■ **MATERIAL PROVIDED**:
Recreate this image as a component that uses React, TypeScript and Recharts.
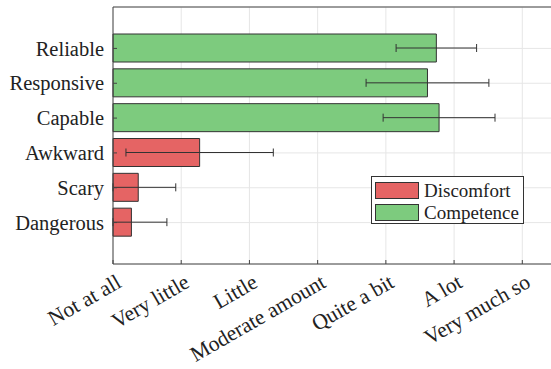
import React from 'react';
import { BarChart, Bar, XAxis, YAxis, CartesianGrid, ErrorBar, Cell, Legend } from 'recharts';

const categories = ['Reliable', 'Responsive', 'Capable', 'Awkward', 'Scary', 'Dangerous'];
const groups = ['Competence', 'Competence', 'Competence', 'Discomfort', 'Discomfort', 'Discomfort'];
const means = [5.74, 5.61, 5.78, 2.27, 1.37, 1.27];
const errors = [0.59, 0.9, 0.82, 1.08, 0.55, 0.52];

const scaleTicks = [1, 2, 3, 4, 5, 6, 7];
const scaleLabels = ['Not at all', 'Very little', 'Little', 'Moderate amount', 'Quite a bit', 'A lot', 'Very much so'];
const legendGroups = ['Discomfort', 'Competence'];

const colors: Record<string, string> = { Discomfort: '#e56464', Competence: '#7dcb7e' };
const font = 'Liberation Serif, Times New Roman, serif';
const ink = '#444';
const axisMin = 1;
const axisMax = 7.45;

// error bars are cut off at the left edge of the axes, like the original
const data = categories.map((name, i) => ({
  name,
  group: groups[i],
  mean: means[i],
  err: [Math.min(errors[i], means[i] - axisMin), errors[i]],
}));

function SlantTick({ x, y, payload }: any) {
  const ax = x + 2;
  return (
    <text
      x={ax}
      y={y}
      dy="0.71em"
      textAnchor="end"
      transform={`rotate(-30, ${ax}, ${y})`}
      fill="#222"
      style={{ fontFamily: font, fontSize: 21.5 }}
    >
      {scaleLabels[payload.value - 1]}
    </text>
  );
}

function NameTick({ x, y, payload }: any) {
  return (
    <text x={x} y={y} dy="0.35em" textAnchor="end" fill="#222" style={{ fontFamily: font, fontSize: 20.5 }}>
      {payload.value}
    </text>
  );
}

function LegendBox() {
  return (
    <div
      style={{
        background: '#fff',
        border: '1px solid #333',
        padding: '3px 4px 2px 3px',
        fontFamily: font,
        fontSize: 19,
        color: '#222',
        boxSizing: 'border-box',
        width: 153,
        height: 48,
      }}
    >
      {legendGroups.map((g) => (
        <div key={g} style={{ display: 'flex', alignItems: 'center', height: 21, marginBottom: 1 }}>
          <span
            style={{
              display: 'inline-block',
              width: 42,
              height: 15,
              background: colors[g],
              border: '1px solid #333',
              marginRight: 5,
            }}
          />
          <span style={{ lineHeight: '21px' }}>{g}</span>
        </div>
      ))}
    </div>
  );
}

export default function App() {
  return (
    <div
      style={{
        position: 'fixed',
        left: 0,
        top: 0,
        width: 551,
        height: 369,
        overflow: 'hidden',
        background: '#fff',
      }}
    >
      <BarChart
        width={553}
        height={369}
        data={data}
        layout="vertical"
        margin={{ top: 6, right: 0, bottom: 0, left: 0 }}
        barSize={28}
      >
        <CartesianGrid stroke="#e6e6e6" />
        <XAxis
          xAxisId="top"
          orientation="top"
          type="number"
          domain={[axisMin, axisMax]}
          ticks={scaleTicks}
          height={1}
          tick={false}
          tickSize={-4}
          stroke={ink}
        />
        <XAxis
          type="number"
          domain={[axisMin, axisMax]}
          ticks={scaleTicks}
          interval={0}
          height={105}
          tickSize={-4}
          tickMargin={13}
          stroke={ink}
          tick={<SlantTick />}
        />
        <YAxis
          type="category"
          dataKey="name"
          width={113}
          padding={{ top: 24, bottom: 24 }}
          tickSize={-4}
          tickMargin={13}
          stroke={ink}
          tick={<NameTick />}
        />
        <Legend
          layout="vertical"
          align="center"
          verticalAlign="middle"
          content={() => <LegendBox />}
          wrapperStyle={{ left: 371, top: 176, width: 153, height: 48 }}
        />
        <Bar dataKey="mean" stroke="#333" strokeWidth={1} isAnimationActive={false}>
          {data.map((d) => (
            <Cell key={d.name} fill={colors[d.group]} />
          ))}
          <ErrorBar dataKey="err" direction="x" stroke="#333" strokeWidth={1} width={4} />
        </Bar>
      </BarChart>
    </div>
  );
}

■ **STATED EXERCISE**: Report all lines of the data that include the word "React".

■ **COMPLETED TASK**:
Recreate this image as a component that uses React, TypeScript and Recharts.
import React from 'react';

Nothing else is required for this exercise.